Almost 5% of the population of Sri Lanka work in the billion-dollar tea industry, picking leaves on the mountain slopes and processing the tea in plantation factories. The cultivation and selling of black tea has shaped the lives of generations of Sri Lankans since 1867. The fresh tea leaves are taken to a factory near the plantation for processing, then a rolling machine twists the withered leaves and begins the fermentation process, which starts to develop the distinctive flavor.

The machinery used in the tea processing is often up to 100 years old. Finished tea is separated by leaf size, and packaged in bulk bags to be sent for auction in Colombo, the capital of Sri Lanka.

The women’s hands move rapidly, as if in circles, picking tender tea leaves from the top of bushes. In a matter of seconds, as their palms brim with leaves, they reach out to the bags hanging from their shoulders and empty the leaves into them — a recurring action whose rhythm they have mastered, knowing well that their labour and speed is money, even though the money is far from fair. After a prolonged struggle for fair wages, the workers who sustain Sri Lanka’s economy are exhausted.

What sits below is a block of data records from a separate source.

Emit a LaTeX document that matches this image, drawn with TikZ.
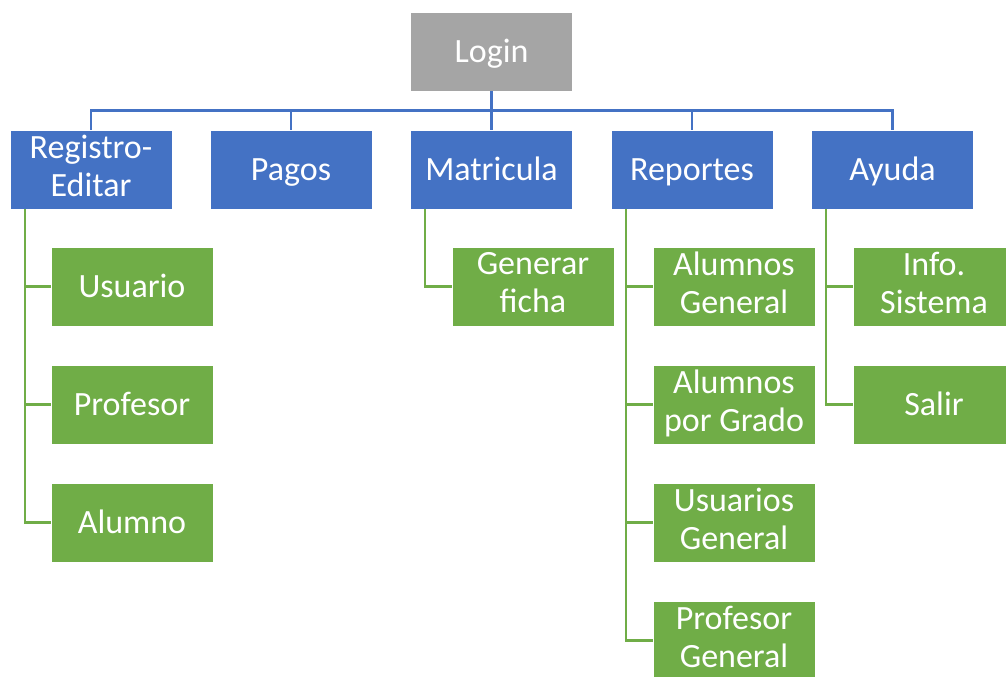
\documentclass[tikz,border=0pt]{standalone}
\usepackage{fontspec}
\setmainfont{Carlito}
\usepackage{xcolor}
\definecolor{loginGray}{HTML}{A5A5A5}
\definecolor{menuBlue}{HTML}{4472C4}
\definecolor{subGreen}{HTML}{70AD47}
\newcommand\boxtop{\rule{0pt}{22.5pt}}
\newcommand\boxbot{\rule[-6pt]{0pt}{6pt}}
\tikzset{
  box/.style={draw=white, line width=0.6pt, text=white, inner sep=0pt,
    minimum width=121.5pt, minimum height=59.25pt, align=center,
    execute at begin node=\boxtop, execute at end node=\boxbot,
    font=\fontsize{25.5}{28.5}\selectfont},
  loginbox/.style={box, fill=loginGray},
  menubox/.style={box, fill=menuBlue},
  subbox/.style={box, fill=subGreen},
  blueline/.style={draw=menuBlue, line width=1.8pt},
  greenline/.style={draw=subGreen, line width=1.6pt}
}
\begin{document}
\begin{tikzpicture}[x=0.75pt, y=-0.75pt]
		\useasboundingbox (0,0) rectangle (1006,677);
		\clip (0,0) rectangle (1006,677);
		% top level
		\node[loginbox] (login) at (491.5,51.5) {Login};
		% menu row
		\node[menubox] (reg) at (91,169.5) {Registro-\\Editar};
		\node[menubox] (pag) at (291,169.5) {Pagos};
		\node[menubox] (mat) at (491.5,169.5) {Matricula};
		\node[menubox] (rep) at (692,169.5) {Reportes};
		\node[menubox] (ayu) at (892.5,169.5) {Ayuda};
		\foreach \m in {reg,pag,mat,rep,ayu}
			\draw[blueline] (login.south) -- ++(0,19) -| (\m.north);
		% Registro-Editar
		\node[subbox] (usu) at (132,286.5) {Usuario};
		\node[subbox] (prof) at (132,404.5) {Profesor};
		\node[subbox] (alu) at (132,522.5) {Alumno};
		\foreach \s in {usu,prof,alu}
			\draw[greenline] (reg.south west) ++(15,0) |- (\s.west);
		% Matricula
		\node[subbox] (fic) at (533,286.5) {Generar\\ficha};
		\draw[greenline] (mat.south west) ++(15,0) |- (fic.west);
		% Reportes
		\node[subbox] (alg) at (734,286.5) {Alumnos\\General};
		\node[subbox] (alp) at (734,404.5) {Alumnos\\por Grado};
		\node[subbox] (usg) at (734,522.5) {Usuarios\\General};
		\node[subbox] (prg) at (734,640.5) {Profesor\\General};
		\foreach \s in {alg,alp,usg,prg}
			\draw[greenline] (rep.south west) ++(15,0) |- (\s.west);
		% Ayuda
		\node[subbox] (inf) at (934,286.5) {Info.\\Sistema};
		\node[subbox] (sal) at (934,404.5) {Salir};
		\foreach \s in {inf,sal}
			\draw[greenline] (ayu.south west) ++(15,0) |- (\s.west);
	\end{tikzpicture}
\end{document}
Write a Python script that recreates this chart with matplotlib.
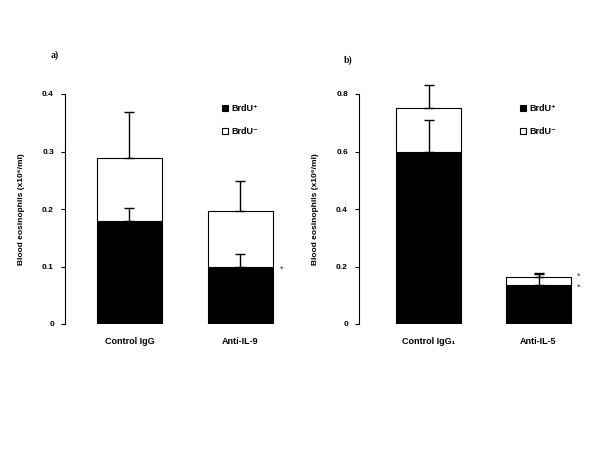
import numpy as np
import matplotlib
matplotlib.use("Agg")
import matplotlib.pyplot as plt

plt.rcParams['font.family'] = ['Liberation Sans', 'DejaVu Sans']
plt.rcParams['font.weight'] = 'bold'

# panel a
cats_a = ['Control IgG', 'Anti-IL-9']
pos_a = [0.180, 0.100]
tot_a = [0.288, 0.196]
err_pos_a = [0.022, 0.022]
err_tot_a = [0.080, 0.053]

# panel b
cats_b = ['Control IgG\u2081', 'Anti-IL-5']
pos_b = [0.597, 0.135]
tot_b = [0.753, 0.162]
err_pos_b = [0.113, 0.040]
err_tot_b = [0.080, 0.015]

fig = plt.figure(figsize=(6, 4.5), dpi=100)


def panel(rect, cats, pos, tot, epos, etot, ymax, ticks, xlim, width, tag, tagxy, stars, legx):
    ax = fig.add_axes(rect)
    x = np.arange(len(cats))
    neg = [t - p for t, p in zip(tot, pos)]
    ax.bar(x, pos, width, color='black', edgecolor='black', linewidth=0.8, label='BrdU\u207a')
    ax.bar(x, neg, width, bottom=pos, color='white', edgecolor='black', linewidth=0.8, label='BrdU\u207b')
    ax.errorbar(x, pos, yerr=[np.zeros(len(x)), epos], fmt='none', ecolor='black',
                elinewidth=1, capsize=3.5, capthick=1, clip_on=False)
    ax.errorbar(x, tot, yerr=[np.zeros(len(x)), etot], fmt='none', ecolor='black',
                elinewidth=1, capsize=3.5, capthick=1, clip_on=False)
    ax.set_xlim(*xlim)
    ax.set_ylim(0, ymax)
    ax.set_yticks(ticks)
    ax.set_yticklabels(['0'] + ['%g' % t for t in ticks[1:]], fontsize=6, fontweight='bold')
    ax.set_xticks(x)
    ax.set_xticklabels(cats, fontsize=6.5, fontweight='bold')
    ax.tick_params(axis='x', length=0, pad=9)
    ax.tick_params(axis='y', length=3, width=0.8, pad=5)
    for s in ['top', 'right', 'bottom']:
        ax.spines[s].set_visible(False)
    ax.spines['left'].set_linewidth(0.8)
    ax.set_ylabel('Blood eosinophils (x10\u2076/ml)', fontsize=6, fontweight='bold', labelpad=12)
    ax.legend(loc='upper left', bbox_to_anchor=(legx, 0.99), frameon=False,
              handlelength=0.7, handleheight=0.7, labelspacing=1.5, handletextpad=0.4,
              prop={'weight': 'bold', 'size': 6.5})
    fig.text(tagxy[0], tagxy[1], tag, family='Liberation Serif', fontweight='bold', fontsize=7)
    for sx, sy in stars:
        ax.text(sx, sy, '*', fontsize=6.5, fontweight='normal', color='#333333',
                ha='left', va='center')
    return ax


panel([65 / 600, 1 - 324 / 450, (290 - 65) / 600, 230 / 450], cats_a, pos_a, tot_a,
      err_pos_a, err_tot_a, 0.4, [0, 0.1, 0.2, 0.3, 0.4], (-0.581, 1.446), 0.586,
      'a)', (51 / 600, 1 - 58 / 450), [(1.35, 0.096)], 0.66)

panel([359 / 600, 1 - 324 / 450, (590 - 359) / 600, 230 / 450], cats_b, pos_b, tot_b,
      err_pos_b, err_tot_b, 0.8, [0, 0.2, 0.4, 0.6, 0.8], (-0.632, 1.468), 0.59,
      'b)', (344 / 600, 1 - 63 / 450), [(1.35, 0.165), (1.35, 0.128)], 0.66)

fig.savefig('out.png', dpi=100)
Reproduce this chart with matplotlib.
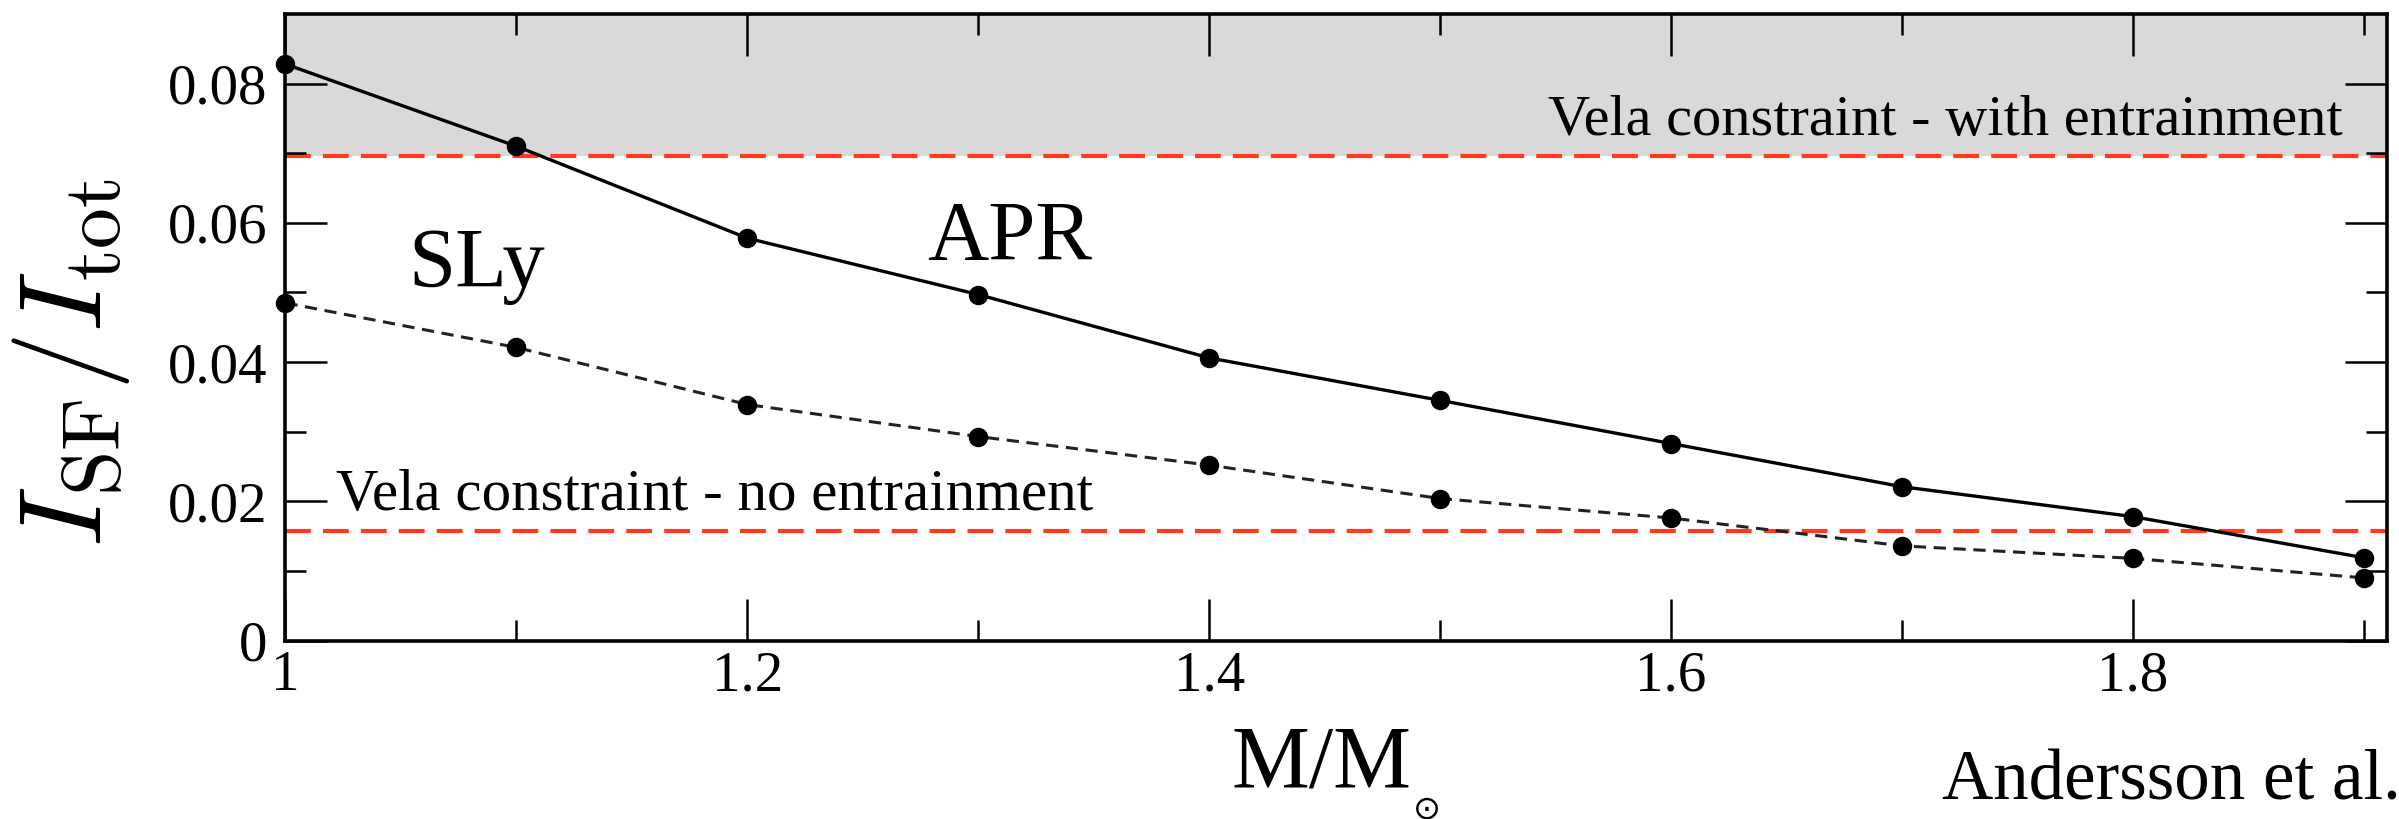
import matplotlib
matplotlib.use("Agg")
import matplotlib.pyplot as plt
from matplotlib.ticker import FixedLocator

plt.rcParams['font.family'] = ['Liberation Serif', 'DejaVu Serif']
plt.rcParams['mathtext.fontset'] = 'cm'

# stellar mass in solar units
mass = [1.0, 1.1, 1.2, 1.3, 1.4, 1.5, 1.6, 1.7, 1.8, 1.9]
# superfluid moment of inertia fraction for the two equations of state
apr = [0.0828, 0.0710, 0.0578, 0.0497, 0.0406, 0.0345, 0.0283, 0.0221, 0.0178, 0.0119]
sly = [0.0485, 0.0421, 0.0339, 0.0293, 0.0252, 0.0204, 0.0176, 0.0136, 0.0118, 0.0090]

# Vela glitch constraints
vela_entrain = 0.0696
vela_no_entrain = 0.0158

xticks = [1.0, 1.2, 1.4, 1.6, 1.8]
xtick_labels = ['1', '1.2', '1.4', '1.6', '1.8']
xminor = [1.1, 1.3, 1.5, 1.7, 1.9]
yticks = [0.0, 0.02, 0.04, 0.06, 0.08]
ytick_labels = ['0', '0.02', '0.04', '0.06', '0.08']
yminor = [0.01, 0.03, 0.05, 0.07]

fig = plt.figure(figsize=(23.99, 8.19), dpi=100)
ax = fig.add_axes([0.1190, 0.2179, 0.8760, 0.7650])

ax.set_xlim(1.0, 1.91)
ax.set_ylim(0.0, 0.09)

# excluded region above the entrainment limit
ax.axhspan(vela_entrain, 0.09, color='#d9d9d9', zorder=0, lw=0)
red = '#ff3a1f'
ax.axhline(vela_entrain, color=red, lw=3, dashes=(6.2, 2.9), zorder=1)
ax.axhline(vela_no_entrain, color=red, lw=3, dashes=(6.2, 2.9), zorder=1)

ax.plot(mass, apr, color='black', lw=2.4, marker='o', ms=13,
        zorder=3, clip_on=False)
ax.plot(mass, sly, color='#222222', lw=2.2, dashes=(4, 2.5), marker='o',
        ms=13, mfc='black', mec='black', zorder=3, clip_on=False)

ax.text(1.053, 0.0508, 'SLy', fontsize=61, va='baseline', ha='left')
ax.text(1.278, 0.0547, 'APR', fontsize=61, va='baseline', ha='left')
ax.text(1.8907, 0.0726, 'Vela constraint - with entrainment', fontsize=42,
        va='baseline', ha='right')
ax.text(1.0218, 0.01875, 'Vela constraint - no entrainment', fontsize=42.5,
        va='baseline', ha='left')

ax.xaxis.set_major_locator(FixedLocator(xticks))
ax.xaxis.set_minor_locator(FixedLocator(xminor))
ax.yaxis.set_major_locator(FixedLocator(yticks))
ax.yaxis.set_minor_locator(FixedLocator(yminor))
ax.set_xticklabels(xtick_labels)
ax.set_yticklabels(ytick_labels)

ax.tick_params(which='both', direction='in', top=True, right=True,
               width=1.8, labelsize=41)
ax.tick_params(which='major', length=30)
ax.tick_params(which='minor', length=15)
ax.tick_params(axis='x', pad=7)
ax.tick_params(axis='y', pad=13)
for sp in ax.spines.values():
    sp.set_linewidth(2.6)

fig.text(0.0295, 0.557, r'$I_{\rm SF}/I_{\rm tot}$', fontsize=84,
         rotation=90, ha='center', va='center')
fig.text(0.5135, 0.0391, 'M/M', fontsize=63, ha='left', va='baseline')
fig.text(0.589, 0.0317, '\u2299', fontsize=24, family='DejaVu Sans',
         ha='left', va='top')
fig.text(0.8095, 0.0232, 'Andersson et al.', fontsize=51, ha='left',
         va='baseline')

fig.savefig('out.png', dpi=100)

Over a million Sri Lankans are employed in the tea industry. The majority of the workforce is young women. There are children as well, the minimum working age is twelve. Girls typically follow their mothers, grandmothers and older sisters on the plantations, and are expected to perform most of the domestic duties. They live in housing known as "lines", a number of linearly attached houses with one or two rooms. This housing and the environmental sanitation conditions are generally poor for these laborers. There are typically between 6 to 24 line rooms in one line barrack. Rooms for laborers are often without windows so there is little or no ventilation. As many as 6 to 11 members may often live in one room together.